China’s grim history of industrial accidents

The mudslide disaster in Shenzhen is the latest in a long history of industrial accidents in China.

Here are just a few of those to have hit the country, from recent tragedies to disasters from previous decades.

Shenzhen mudslide, Shenzhen, Guangdong Province, December 2015

An exhausted rescuer takes a rest as he sits on the mud left behind by the Shenzhen landslide
Many of the victims of Shenzhen’s landslide – and China’s other industrial accidents – are thought to be migrant workers

Ninety-one people are still missing after a landslide hit 33 buildings in the southern Chinese city of Shenzhen on Sunday.

Authorities said a huge man-made mound of earth and construction debris, piled up against a nearby hill over years, lost stability and collapsed, blanketing a vast area of 380,000 sq m (455,000 sq yards).

Tianjin explosions, Tianjin City, September 2015

Two massive explosions in the port of Tianjin, northern China, killed 173 people, left hundreds more injured and devastated large areas of the city.

The blasts took place at a warehouse housing large quantities of hazardous and flammable chemicals, which officials concluded had been improperly stored. Housing was also built closer to those facilities warehouses than the law should have allowed.

Car parts factory blast, Kunshan, Jiangsu Province, August 2014

People lay candles on the ground as part of a vigil for the victims of the Kunshan blast
Mourners held vigils for the victims of the Kunshan blast

A metal dust explosion at a car parts factory in eastern China killed at least 75 people and injured more than 180, leaving many of them with severe burns.

Dust explosions occur when metallic particles contained in an enclosed space are ignited by a spark. It was a possibility the company had already been warned about, according to Chinese media reports.

Qingdao oil pipeline explosion, Qingdao, Shandong province, November 2013

Emergency services personnel standing next to a large pool of oil and rubble
Oil was reported to have leaked for hours before exploding

Sixty-two people were reported killed when an oil pipeline leaked and then caught fire and exploded.

The accident happened near a residential area, adding to the number of injured – at least 136 people.

Baoyuanfeng poultry factory fire, Dehui, Jilin Province, June 2013

The charred remains of the inside of the poultry plant
The poultry plant was utterly destroyed in the fire

A fire at a poultry processing plant in China killed at least 119 people after explosions caused fires and a fatal crush, as workers tried to escape through the few exits that were not locked.

The blasts were blamed on an ammonia leak, which also forced the evacuation of local residents.

Tashan iron ore mine landslide, Tashan, Shanxi Province, September 2008 (and numerous other mine disasters)

File image of a Chinese miner with a face mask on
Mining can be a dangerous profession in China, as in many other countries

An industrial landslide engulfed a small mining community in central China, killing at least 254 people.

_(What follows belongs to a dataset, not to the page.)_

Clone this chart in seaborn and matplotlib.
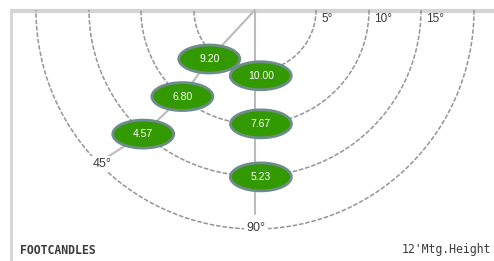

It happened when a dam holding back sludge at an unlicensed iron ore mine burst after torrential rain.

China has an abysmal record on mine safety. That 2008 disaster was followed by amine blast in February 2009 in the same province, in which 73 people died. And in August 2007, mine shafts at Xintai mine in Shandong Province flooded after a nearby river burst its banks, killing at least 172 miners.

The situation has at least improved somewhat from the grim records it set in decades past: 684 people died in a methane explosion in Laobaidong colliery in 1960, and 1,549 people died in a massive blast in Benxihu coal mine in eastern Liaoning province in 1942.

Qinghe Special Steel Corporation disaster, Tieling, Liaoning Province, April 2007

A security guard walks past a vast pile of scrap metal outside the Qinghe Special Steel Corporation plant
It was reported that 25 tonnes of molten steel engulfed the Qinghe workroom

Thirty-two people died when a huge ladle transporting molten steel around the Qinghe Special Steel factory crashed to the ground.

Poor quality equipment and similarly substandard safety practices were blamed by the subsequent investigation.

Shenzhen toy factory fire, Kuiyong, Shenzhen, Guangdong province, November 1993

Eighty-seven people died and many others suffered horrific injuries when a fire broke out in a toy factory not far from Hong Kong. The disaster was made much worse by the fact that many exits were locked – a practice that has often exacerbated China’s worst industrial disasters.

Until the Dehui poultry factory fire in June 2013, it was the worst factory blaze in China in living memory, and led to a public outcry.

Banqiao Dam tragedy, Ru River, Henan Province, August 1975

Said to be the world’s worst-ever industrial disaster. Estimates vary but it has been said that around 100,000 died when the dam, overwhelmed by typhoon rains, burst.

Around the same number again are estimated to have been killed by subsequent famines and disease.